Luckily for me this pattern is printed- I didn’t have to navigate my way around punched holes (phew).  It came (size 34) with three different bodice pieces for different heights- I naturally missed this at first & sailed away cutting out the one that had already been used, only having to get the short*rses’ version to recut.  And without any kind of bat of my eyelid, I adjusted for a sway back (oooo er!  look at me!).  The fabric was a real pain to cut out- I think after much more familiarisation that it isn’t synthetic mix afterall, but a type of cheesecloth & boy did it stretch all over the place when I was cutting, it was also pretty heavy (significant when cutting on a table & some of it hangs over the side & edges).  I tried to line up rows, but did not succeed in all cases.   The skirt, heavily pleated, was made up of 4 separate squares, which in the end I just measured & cut as opposed to pinning pattern pieces onto.

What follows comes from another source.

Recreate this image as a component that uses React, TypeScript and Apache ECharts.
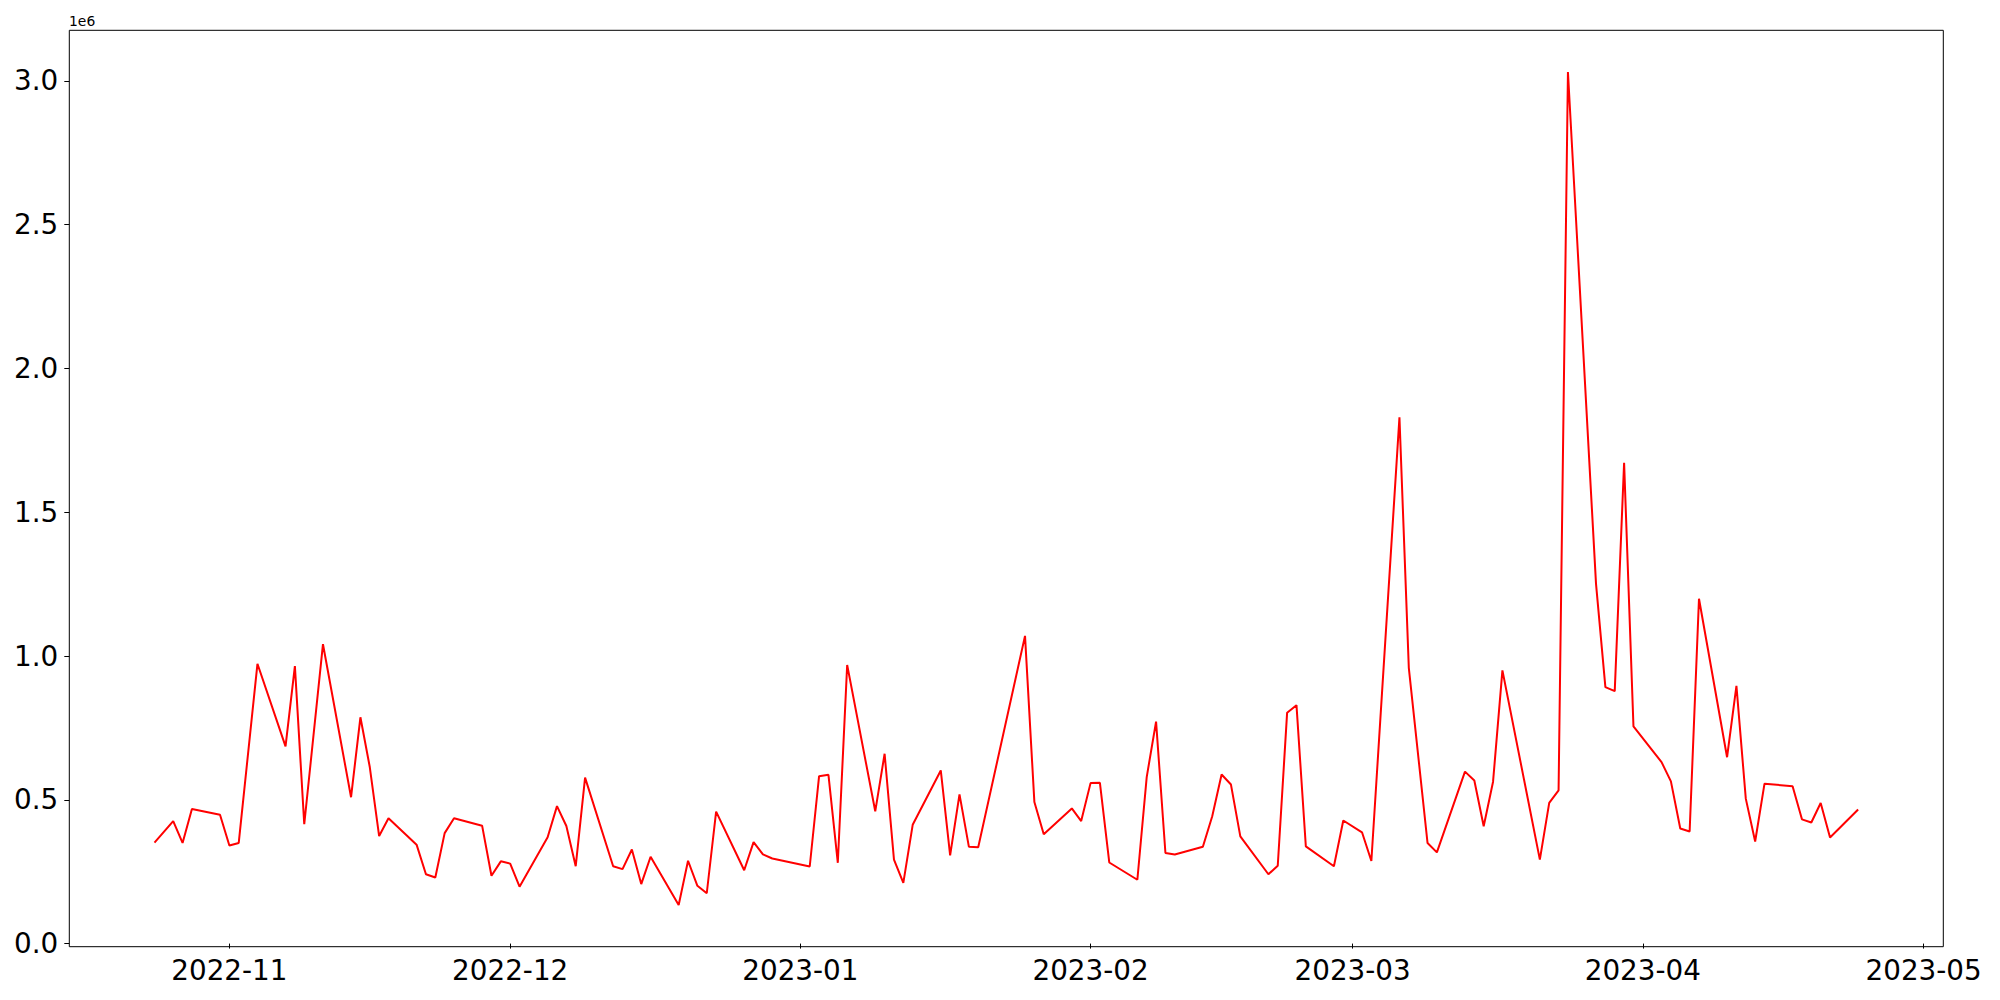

The bodice was lovely to make, nice kimono sleeves that were faced, & as in the Sencha blouse, handstitched inside.  I did need to take in the side seams though, so the whole facing/sleeve thing needed some adjusting also.  I’d say I just about followed the instructions for the bodice, but for the skirt, I winged it.

Vintage check dress

Imagine stretchy pretty weighty fabric x4 different pieces on my knee in the conservatory where I was trying to sew.  Yep, I should have gone elsewhere with more space, but I was on a mission – that would have been cause for delay.  Attempting to repin pattern pieces on my knee has worked in the past, but not this time.  There are lots of pleats, suiting this fabric down to the ground, because the lines make it easy! & when it was finished it really hangs beautifully.

Twirling vintage dress



I kind of ignored the instructions, knowing my objective was to make the skirt fit the bodice (not exactly rocket science!) but the checks eliminated any kind of fiddly measurement to get the pleats the same size/ distance apart.  So whilst I was doing this, I was beginning to realise that I was taking a more than slapdash approach.    It seemed that the pleats in the pattern were positioned to hide all of the skirt seams, so I tried to keep to that ideal.  The centre front also hid under a pleat, & having not followed the instructions up to that point meant that I also had to feel my way for the skirt front opening.

Swirling vintage dress

And I was making this dress on the day of the Royal Wedding – would I be able to wear it to the street party?  I was sitting in my PJs until 4pm ( I think I already mentioned this) but was unable to complete it in time.  I got everything bar the handsewing done, but with all of that hem, it needed a bit more time & space & TV without subtitles (we’ve graduated onto the French Spiral, being hooked on the Saturday night foreign thrillers the BBC are screening.  Sorry, digression, but it is important to understand that handsewing doesn’t get done when subtitles are on.  Just like knitting.)

Swirling vintage dress


No matter, it hung around all week.  I’d even sewn the self belt with a vintage buckle that I’d scooped at a charity shop.

Self made belt

SO, as you can see from the photos, luckily I had no gardening commitments (this afternoon was showery+ no plan), so I was able to watch a silly film on TV & stitch.

Vintage check dress

It was only when I finally put it on though that I realised how much I love its weight, the comfortable, practical & stylish sleeves, & its mega swirl-factor.  I apologise for posting so many photos – blame the self timer on the camera & my swirl love!

So thank you dear commenters for encouraging me to “go vintage” – it really suited me having someone tell me what to do!  I know a second wave of you also suggested sewing another Crepe, which I could also have done if I hadn’t got straight into action !

Does anyone else like to “ask the audience” & then do you follow it?